In many parts of Europe, where there’s no room for horizontal greenery, it’s cultivated vertically. An example in Italy is the eco-sustainable redevelopment of the historical Isola di Milano quarter by Boeri Studio, a 40,000 sq.m. area.
The plan is part of a wider eco-friendly urban renovation scheme known as Porta Nuova, which has now become an innovative green solution.
This particular urban reforestation project, ‘Bosco Verticale‘, involves two residential towers, one 111m tall with 24 floors and the other 78 m and 17 floors. Over 900 trees create a microclimate pavilion in which the greenery absorbs pollution and smog, providing a barrier against wind and noise, and producing oxygen, among other benefits.
Innovative technologies have been used to measure these and other factors in and around the two buildings, ensuring developments over time are carefully monitored.

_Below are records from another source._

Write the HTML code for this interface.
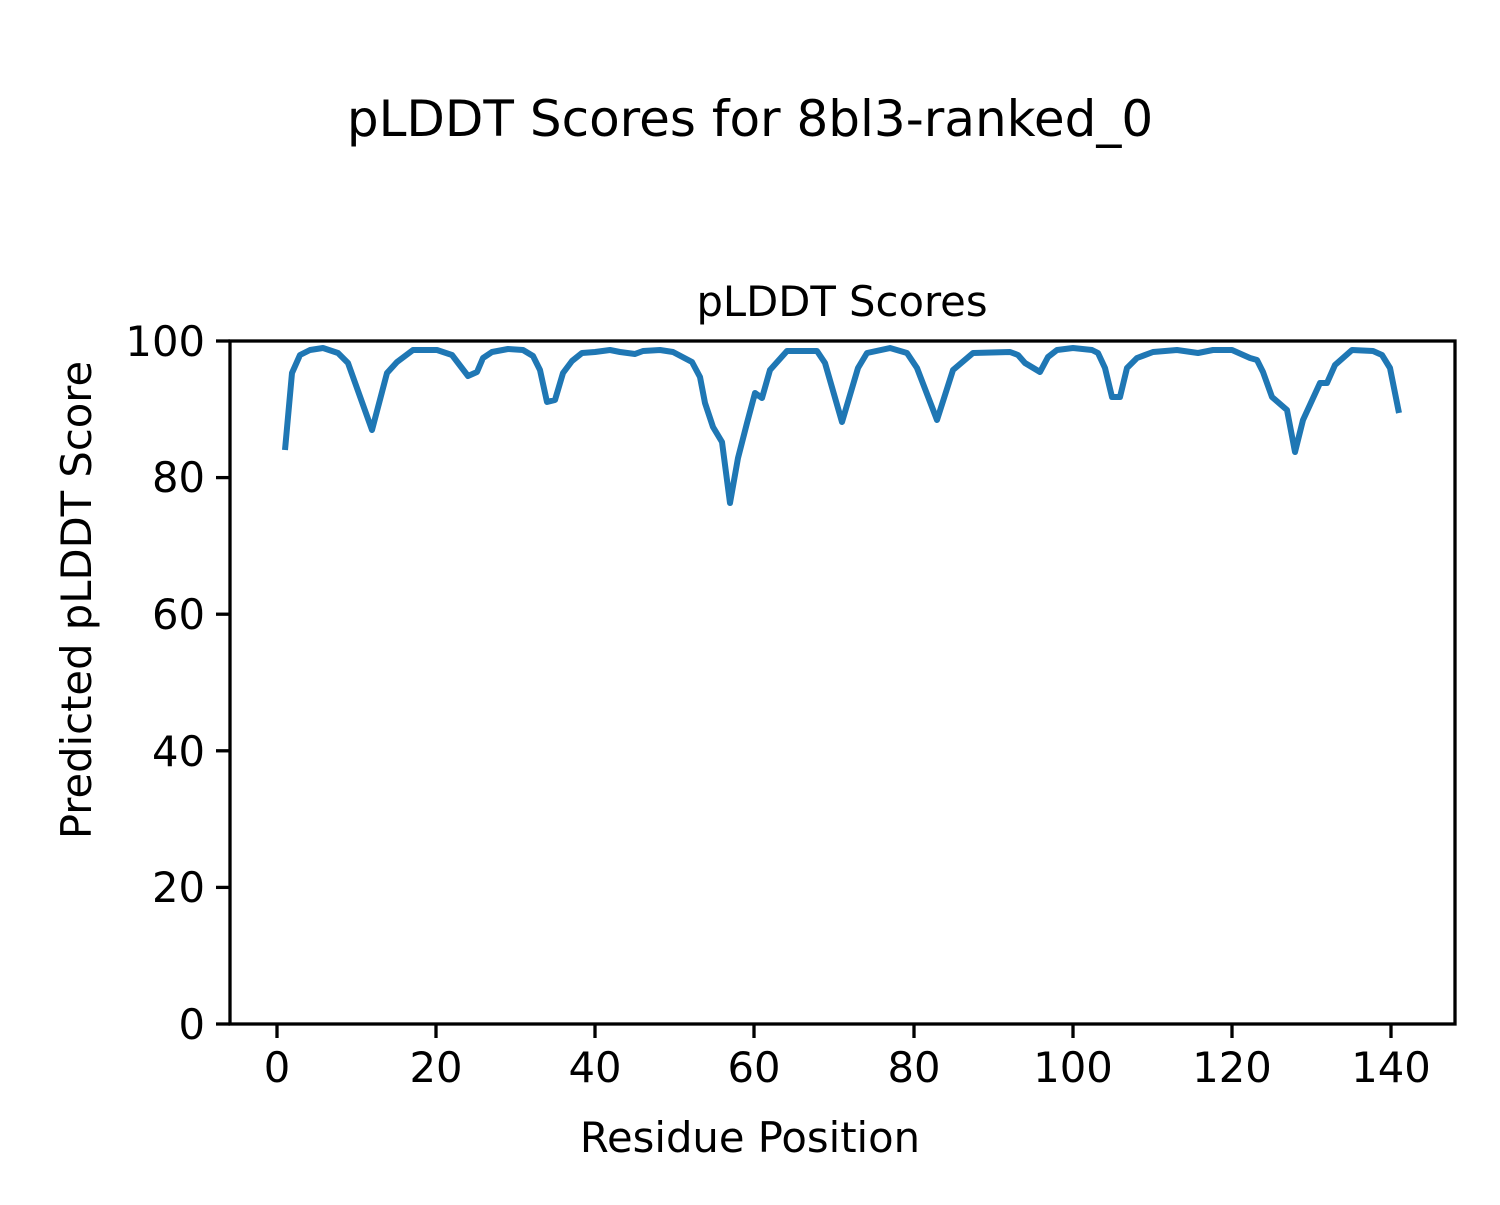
<!DOCTYPE html>
<html><head><style>html,body{margin:0;padding:0;background:#fff}</style></head>
<body>
<svg width="1500" height="1200" xmlns="http://www.w3.org/2000/svg" font-family="'DejaVu Sans','Liberation Sans',sans-serif">
<rect width="1500" height="1200" fill="#fff"/>
<text x="750" y="136" font-size="50" text-anchor="middle">pLDDT Scores for 8bl3-ranked_0</text>
<text x="842" y="316" font-size="41.7" text-anchor="middle">pLDDT Scores</text>
<polyline fill="none" stroke="#1f77b4" stroke-width="6" stroke-linejoin="round" points="285,450 292,373 300,355 310,350 323,348 338,353 348,363 372,430 387,373 397,362 413,350 437,350 452,355 468,376 477,372 483,358 492,352 508,349 523,350 533,356 540,370 547,402 555,400 563,373 572,361 582,353 595,352 610,350 620,352 635,354 643,351 660,350 673,352 692,362 700,377 705,403 713,427 722,442 730,503 738,458 747,423 755,393 762,398 770,370 787,351 817,351 825,363 842,422 858,368 867,353 890,348 907,353 917,368 937,420 953,370 973,353 1010,352 1018,355 1025,363 1040,372 1048,357 1057,350 1073,348 1092,350 1098,353 1105,368 1112,397 1120,397 1127,368 1137,358 1153,352 1177,350 1198,353 1213,350 1232,350 1250,358 1257,360 1263,372 1272,397 1287,410 1295,452 1303,420 1320,383 1327,383 1335,365 1352,350 1373,351 1382,355 1390,368 1399,413"/>
<rect x="230" y="341" width="1225" height="683" fill="none" stroke="#000" stroke-width="3.3"/>
<g stroke="#000" stroke-width="3.3">
<line x1="277" y1="1024" x2="277" y2="1038"/><line x1="436" y1="1024" x2="436" y2="1038"/><line x1="595" y1="1024" x2="595" y2="1038"/><line x1="754" y1="1024" x2="754" y2="1038"/><line x1="914" y1="1024" x2="914" y2="1038"/><line x1="1073" y1="1024" x2="1073" y2="1038"/><line x1="1232" y1="1024" x2="1232" y2="1038"/><line x1="1391" y1="1024" x2="1391" y2="1038"/>
<line x1="216" y1="1024" x2="230" y2="1024"/><line x1="216" y1="887.4" x2="230" y2="887.4"/><line x1="216" y1="750.8" x2="230" y2="750.8"/><line x1="216" y1="614.2" x2="230" y2="614.2"/><line x1="216" y1="477.6" x2="230" y2="477.6"/><line x1="216" y1="341" x2="230" y2="341"/>
</g>
<g font-size="41.7" text-anchor="middle">
<text x="277" y="1082">0</text><text x="436" y="1082">20</text><text x="595" y="1082">40</text><text x="754" y="1082">60</text><text x="914" y="1082">80</text><text x="1073" y="1082">100</text><text x="1232" y="1082">120</text><text x="1391" y="1082">140</text>
</g>
<g font-size="41.7" text-anchor="end">
<text x="205" y="1039">0</text><text x="205" y="902">20</text><text x="205" y="766">40</text><text x="205" y="629">60</text><text x="205" y="492">80</text><text x="205" y="356">100</text>
</g>
<text x="750" y="1152" font-size="41.7" text-anchor="middle">Residue Position</text>
<text transform="translate(91,600) rotate(-90)" font-size="41.7" text-anchor="middle">Predicted pLDDT Score</text>
</svg>
</body></html>
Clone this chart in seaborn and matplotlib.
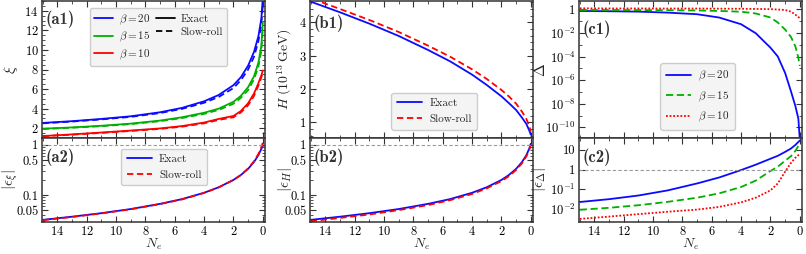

The Vertical Forest in Milan is one of Boeri‘s 6 ideas for a new BioMilan, a metropolis aiming to become an icon of biodiversity and of a new balance between man, nature and productivity. 65 million Euros is the budget for the eco-project which includes liveable urban spaces such as a swimming pool and gym, a broad pedestrian zone with shops, a covered piazza between the two buildings and 6,300 sq.m. of offices. Completing the concept with energy from renewable sources, the project forsees wind turbines on the roofs and photovoltaic panels on the sides of the buildings most exposed to sunlight.